8 thoughts on “SIMchronicity

  1. I almost wish they hadn’t gone to quite this extreme with the graphics. Sim City was always nice because it was a game I could play on a laptop without a real graphics card, so this is just another game to add to my growing list of games my current computer cannot run. /cry

    • I have a newish laptop with a good graphics card, but I do feel your pain. I think that’s part of the reason PC gaming has shrunk over the years: people just want their games to WORK. That, and all the Draconian anti-piracy measures.

      But I like shiny graphics, so I’m not about to complain about the shininess.

  2. Reblogged this on Vaginas and Video Games: Advice and Stuff for Gamers and commented:
    This gentleman (and I am making a lot of presumptions when I say gentleman, since this person could be neither gentle nor man. Perhaps he’s a robot?) believes that gaming is heading in the direction of being entirely composed of online-only gaming. I think he’s probably right. I also think that his hesitations regarding this trend are completely founded. Personally, I fear the day that the Blizzard servers shut down forever, since I’ve sunk a lot of my hard-earned cash (okay, not really hard-earned, I basically just hang out and do what I want for a living) into those games and others like them. Online-only games are definitely going to require a change in how we think about what we’re buying and I believe he is correct in saying that it is more like renting that game. The worst trend (related to the one previously mentioned) is probably the one where you pay real money to invest in virtual upgrades for your accounts (like buying skins for League of Legends or any of the Blizzard pet store items). This economic model encourages people to invest their money in something which probably won’t exist in a few years, and often those $10 at-a-time purchases add up to a pretty significant investment in your account.

  3. Great post, Alex. Really outdid yourself on this one, I think.

    I’ve only played a few of the SIM games; SIM City 2000 (or 3000, I don’t remember), and SIM Life, which I couldn’t figure out (I was a kid at the time, which also hampered City.) Also Civilization II, which isn’t the same but is certainly a relative. They can be fun once one figures out the intricacies — and if you can manage to not go bankrupt in a week. And it’s obviously a type of game that works well, considering the long success of the series and the numerous attempts at imitation (FarmVille). The new one certainly looks shiny, and I can see how it would be fun to have online neighbors that one could borrow a cup of infrastructure from. (Also I think eliminating the water and electricity from the construction is probably a good step towards “let’s not drive people crazy”.)

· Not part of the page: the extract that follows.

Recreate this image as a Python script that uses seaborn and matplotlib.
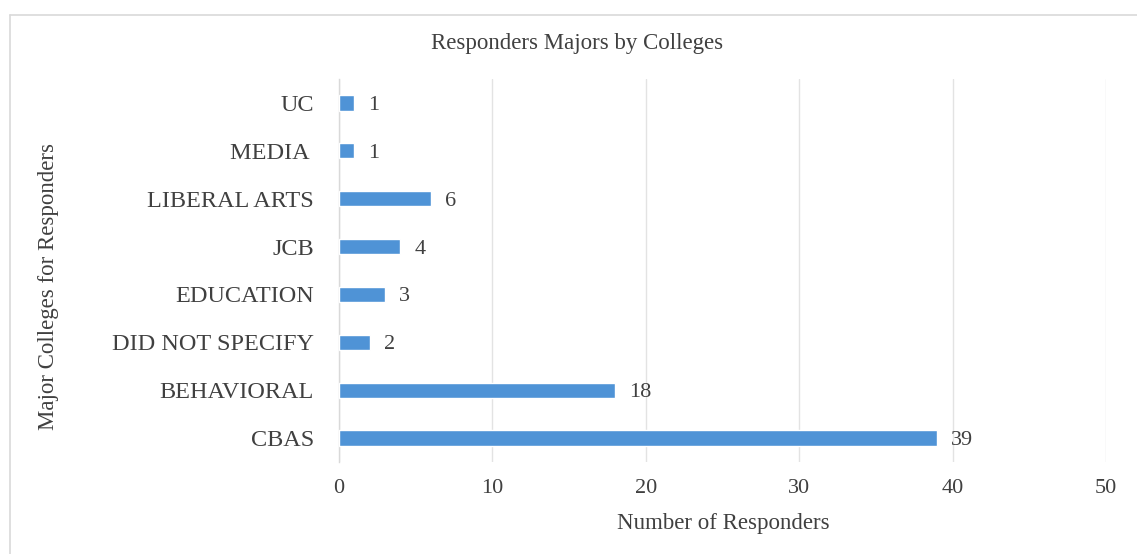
import matplotlib
matplotlib.use("Agg")
import matplotlib.pyplot as plt
import seaborn as sns
import pandas as pd
from matplotlib.lines import Line2D

# Survey counts by college (top to bottom as listed)
colleges = ["UC", "MEDIA ", "LIBERAL ARTS", "JCB", "EDUCATION",
            "DID NOT SPECIFY", "BEHAVIORAL", "CBAS"]
responders = [1, 1, 6, 4, 3, 2, 18, 39]
x_ticks = [0, 10, 20, 30, 40, 50]

df = pd.DataFrame({"college": colleges, "count": responders})

sns.set_theme(style="white")
plt.rcParams["font.family"] = ["Liberation Serif", "DejaVu Serif"]

W, H = 1137, 554
fig = plt.figure(figsize=(W / 100, H / 100), dpi=100)
ax = fig.add_axes([339 / W, 1 - 462 / H, (1106 - 339) / W, (462 - 79) / H])

sns.barplot(data=df, x="count", y="college", orient="h", color="#4F93D6",
            width=0.32, saturation=1, ax=ax, zorder=3)

ax.set_xlim(0, 50)
ax.set_ylim(7.5, -0.5)
ax.set_xticks(x_ticks)
ax.set_xticklabels([str(t) for t in x_ticks])
ax.grid(axis="x", color="#e3e3e3", linewidth=1.0, zorder=0)
ax.grid(axis="y", visible=False)

for side in ["top", "right", "bottom"]:
    ax.spines[side].set_visible(False)
ax.spines["left"].set_color("#d9d9d9")
ax.spines["left"].set_linewidth(1.0)

ax.tick_params(axis="x", length=0, pad=12, labelsize=16, labelcolor="#404040")
ax.tick_params(axis="y", length=0, pad=18, labelsize=17.5, labelcolor="#404040")
ax.set_xlabel("")
ax.set_ylabel("")

for cont in ax.containers:
    texts = ax.bar_label(cont, labels=[str(v) for v in responders], padding=10,
                         fontsize=16, color="#404040")
    for t in texts:
        t.set_va("center_baseline")

fig.text(577 / W, 1 - 43 / H, "Responders Majors by Colleges",
         ha="center", va="center", fontsize=16.5, color="#404040")
fig.text(723 / W, 1 - 523 / H, "Number of Responders",
         ha="center", va="center", fontsize=16.5, color="#404040")
fig.text(49 / W, 1 - 287 / H, "Major Colleges for Responders",
         ha="center", va="center", rotation=90, fontsize=16.5, color="#404040")

# Chart-area frame (left and top edges)
fig.add_artist(Line2D([10 / W, 10 / W], [0, 1 - 15 / H],
                      transform=fig.transFigure, color="#d9d9d9", lw=1.2))
fig.add_artist(Line2D([10 / W, 1], [1 - 15 / H, 1 - 15 / H],
                      transform=fig.transFigure, color="#d9d9d9", lw=1.2))

fig.savefig("out.png", dpi=100, facecolor="white")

    But the always-online aspect of video games today… got to agree, I’m not a fan. Part of that, certainly, is still bitterness over the abrupt termination of City of Heroes. Not only can you lose the ability to play the game, forever, but it can happen on the drop of a hat. That’s pretty hard to swallow. Making it worse is, if I decide I don’t like an old NES cartridge, I can choose to stop playing it. But with an always-online game, not only do I have to like it, so do a lot of other people. Even if the game is basically single-player-plus, my ability to simply play the game is dependent on other people wanting to, and not even just people I know. That’s downright perverse. It’s like a board game, only instead of having to talk my family into playing, I’m only able to play if someone in Seoul is interested.

    • Thanks, dude! I really appreciate it. And the Twitter shout-out!

      I guess I’m not the target demographic of the “always-online” thing, even though I do spend a great deal of my time online. Even in WoW, I tended to ignore other players. The few times I grouped, someone invariably pissed me off or made me feel uncomfortable in some way. That’s WoW-culture…but it really isn’t far off from gaming or internet culture in general.

      So when these companies push for “always-online,” I have to wonder…have they ever really been online?

      • I’m the same way. Even in City of Heroes, which was probably the most pathologically well-behaved online gaming community, I still soloed about ten times as often as I teamed up with anyone.

        They really need to consider that sometime people don’t want to interact with other people.